Claro, a vida aqui fora também é repleta de terror. Como o sentido por Van Gogh, o surto de loucura durante uma sessão de pintura no campo, em um dia de ventania. E como aquele terror sofrido pela Oposição de Esquerda soviética, perseguida (até a eliminação física) dentro e fora da Rússia pela burocracia stalinista. Essa é a vida real e não é nada cor-de-rosa, amigo. Mas ainda assim procuramos o terror no cinema: é nossa busca por emoções fortes. É humano.

O sobrenatural me interessa, portanto. Já sangue jorrando gratuitamente, não, a não ser que de forma bem encaixada na cena. Curiosamente, achei que "O albergue" ("Hostel", 2005) seria desse tipo de terror nojento, daí minha recusa em assisti-lo na época do lançamento. Mas para minha surpresa, há uma boa história aí- influência de Quentin Tarantino, como se sabe. O que não quer dizer que toda a violência mostrada no filme não seja realmente exagerada.

Queria continuar o post, mas acabou de dar meia-noite. Além disso, estou ouvindo um barulho estranho no corredor e tenho que ver o que é...

5 comentários:

Breno Corrêa disse...

A julgar pelo futebol apresentado pelo Fluminense no último jogo do Brasileirão, masoquismo é ser tricolor das laranjeiras.
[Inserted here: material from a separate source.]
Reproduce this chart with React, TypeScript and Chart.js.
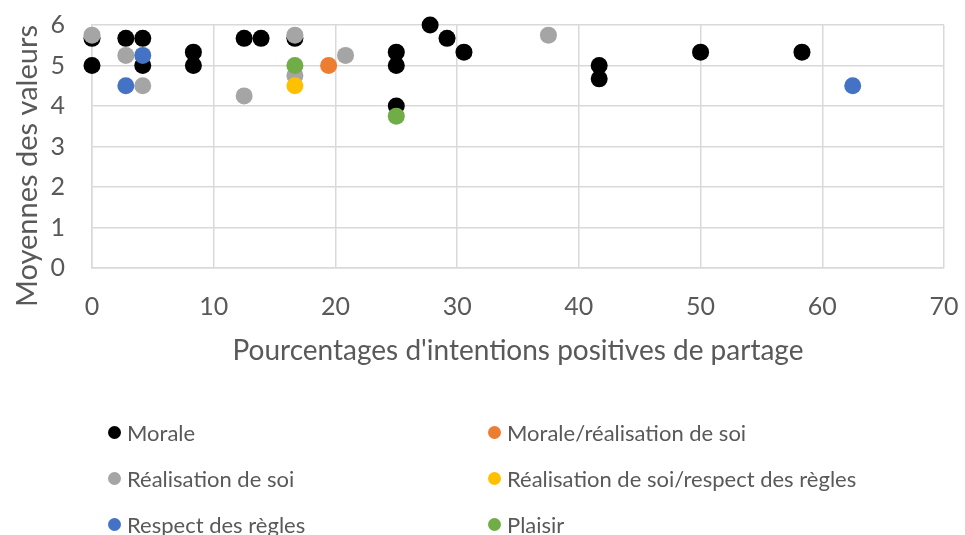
import React, { useEffect, useRef } from "react";
import { Chart, registerables } from "chart.js";

Chart.register(...registerables);

// ---- data ----
const seriesNames = [
  "Morale",
  "Réalisation de soi",
  "Respect des règles",
  "Morale/réalisation de soi",
  "Réalisation de soi/respect des règles",
  "Plaisir",
];
const seriesColors = ["#000000", "#a5a5a5", "#4472c4", "#ed7d31", "#ffc000", "#70ad47"];

const moraleX = [0, 0, 2.78, 4.17, 4.17, 8.33, 8.33, 12.5, 13.89, 16.67, 25, 25, 25, 27.78, 29.17, 30.56, 41.67, 41.67, 50, 58.33];
const moraleY = [5.67, 5, 5.67, 5.67, 5, 5.33, 5, 5.67, 5.67, 5.67, 5.33, 5, 4, 6, 5.67, 5.33, 5, 4.67, 5.33, 5.33];
const realisationX = [0, 2.78, 4.17, 12.5, 16.67, 16.67, 20.83, 37.5];
const realisationY = [5.75, 5.25, 4.5, 4.25, 5.75, 4.75, 5.25, 5.75];
const respectX = [2.78, 4.17, 62.5];
const respectY = [4.5, 5.25, 4.5];
const moraleRealX = [19.44];
const moraleRealY = [5];
const realRespectX = [16.67];
const realRespectY = [4.5];
const plaisirX = [16.67, 25];
const plaisirY = [5, 3.75];

const xTicks = [0, 10, 20, 30, 40, 50, 60, 70];
const yTicks = [0, 1, 2, 3, 4, 5, 6];
const xTitle = "Pourcentages d'intentions positives de partage";
const yTitle = "Moyennes des valeurs";

const seriesX = [moraleX, realisationX, respectX, moraleRealX, realRespectX, plaisirX];
const seriesY = [moraleY, realisationY, respectY, moraleRealY, realRespectY, plaisirY];

const FONT = "Lato, 'Open Sans', sans-serif";
const TEXT = "#595959";
const GRID = "#d9d9d9";

const yTitlePlugin = {
  id: "yTitlePlugin",
  afterDraw(chart: any) {
    const ctx = chart.ctx;
    ctx.save();
    ctx.setTransform(1, 0, 0, 1, 0, 0);
    ctx.translate(28, 166);
    ctx.rotate(-Math.PI / 2);
    ctx.font = `29px ${FONT}`;
    ctx.fillStyle = TEXT;
    ctx.textAlign = "center";
    ctx.textBaseline = "middle";
    ctx.fillText(yTitle, 0, 0);
    ctx.restore();
  },
};

export default function App() {
  const ref = useRef<HTMLCanvasElement | null>(null);

  useEffect(() => {
    if (!ref.current) return;
    const datasets = seriesNames.map((name, i) => ({
      label: name,
      data: seriesX[i].map((x, j) => ({ x, y: seriesY[i][j] })),
      backgroundColor: seriesColors[i],
      borderColor: seriesColors[i],
      pointRadius: 8.5,
      pointHoverRadius: 8.5,
      borderWidth: 0,
      clip: false as any,
      order: seriesNames.length - i,
    }));
    const chart = new Chart(ref.current, {
      type: "scatter",
      data: { datasets },
      options: {
        animation: false,
        responsive: false,
        maintainAspectRatio: false,
        layout: { autoPadding: false, padding: { left: 0, right: 21, top: 25, bottom: 155 } },
        plugins: { legend: { display: false }, tooltip: { enabled: false } },
        scales: {
          x: {
            type: "linear",
            min: xTicks[0],
            max: xTicks[xTicks.length - 1],
            afterFit(scale: any) {
              scale.height = 112;
              scale.paddingLeft = 0;
              scale.paddingRight = 0;
            },
            afterBuildTicks(scale: any) {
              scale.ticks = xTicks.map((v) => ({ value: v }));
            },
            grid: { color: GRID, lineWidth: 1.5, drawTicks: false },
            border: { color: GRID, width: 1.5 },
            ticks: { color: TEXT, font: { family: FONT, size: 25 }, padding: 24 },
            title: {
              display: true,
              text: xTitle,
              color: TEXT,
              font: { family: FONT, size: 28 },
              padding: { top: 0, bottom: 12 },
            },
          },
          y: {
            type: "linear",
            min: yTicks[0],
            max: yTicks[yTicks.length - 1],
            afterFit(scale: any) {
              scale.width = 92;
              scale.paddingTop = 0;
              scale.paddingBottom = 0;
            },
            afterBuildTicks(scale: any) {
              scale.ticks = yTicks.map((v) => ({ value: v }));
            },
            grid: { color: GRID, lineWidth: 1.5, drawTicks: false },
            border: { color: GRID, width: 1.5 },
            ticks: { color: TEXT, font: { family: FONT, size: 25 }, padding: 27 },
          },
        },
      },
      plugins: [yTitlePlugin],
    });
    return () => chart.destroy();
  }, []);

  return (
    <div style={{ position: "fixed", left: 0, top: 0, width: 965, height: 535, background: "#fff" }}>
      <canvas ref={ref} width={965} height={535} style={{ position: "absolute", left: 0, top: 0 }} />
      <div
        style={{
          position: "absolute",
          left: 108,
          top: 409,
          display: "grid",
          gridTemplateColumns: "380px 380px",
          gridTemplateRows: "46px 46px 46px",
          gridAutoFlow: "column",
          fontFamily: FONT,
          fontSize: 22,
          color: TEXT,
        }}
      >
        {seriesNames.map((name, i) => (
          <div key={name} style={{ display: "flex", alignItems: "center", whiteSpace: "nowrap" }}>
            <span
              style={{
                width: 13,
                height: 13,
                borderRadius: "50%",
                background: seriesColors[i],
                display: "inline-block",
                marginRight: 6,
                flex: "none",
              }}
            />
            <span>{name}</span>
          </div>
        ))}
      </div>
    </div>
  );
}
"... a civilização nos tirou a emoção, e vamos buscá-la no entretenimento" Faz bastante sentido.

Ultimamente estou sem paciência pra assistir filmes, diferentemente de você, rs.

Anônimo disse...

Li dia desses no twitter da @revistamad: "Desde criança que gosto d filmes de HORROR! Comecei vendo os da Xuxa."

Vanna disse...

Torcer pelo Fogão é uma emoção. rsrsrs
Querido, assim como vc não gosto do terro sanguinolento, somente os sobrenaturais, mas mesmo assim esses d possessão ... rs Gostei muito d Os outros, A vila. Em se tratando d filme, gosto mesmo d rir e d sonhar. Nada contra refletir mas...
Bjs

Anônimo disse...

‘O Exorcista’ é um filme que não tive coragem de assistir, e com tudo isso que você detalhou, agora é que não vejo mesmo /rs/. Mas acho que, com o tempo, a gente vai mudando de gostos e preferências, já gostei bastante de filmes com cenas fortes, embora ainda assista, sou eclética, assim como para música, assisto de tudo (o que eu espero é que as cenas não sejam tão previsíveis). Na época gostei muito do INSTINTO, com Anthony Hopkins, mas confesso que valeria a pena assistir novamente para sentir qual seria minha reação hoje. Grande abraço,

Breno Corrêa disse...

Mais uma sessão de masoquismo nesse domingo, 12 de junho de 2011.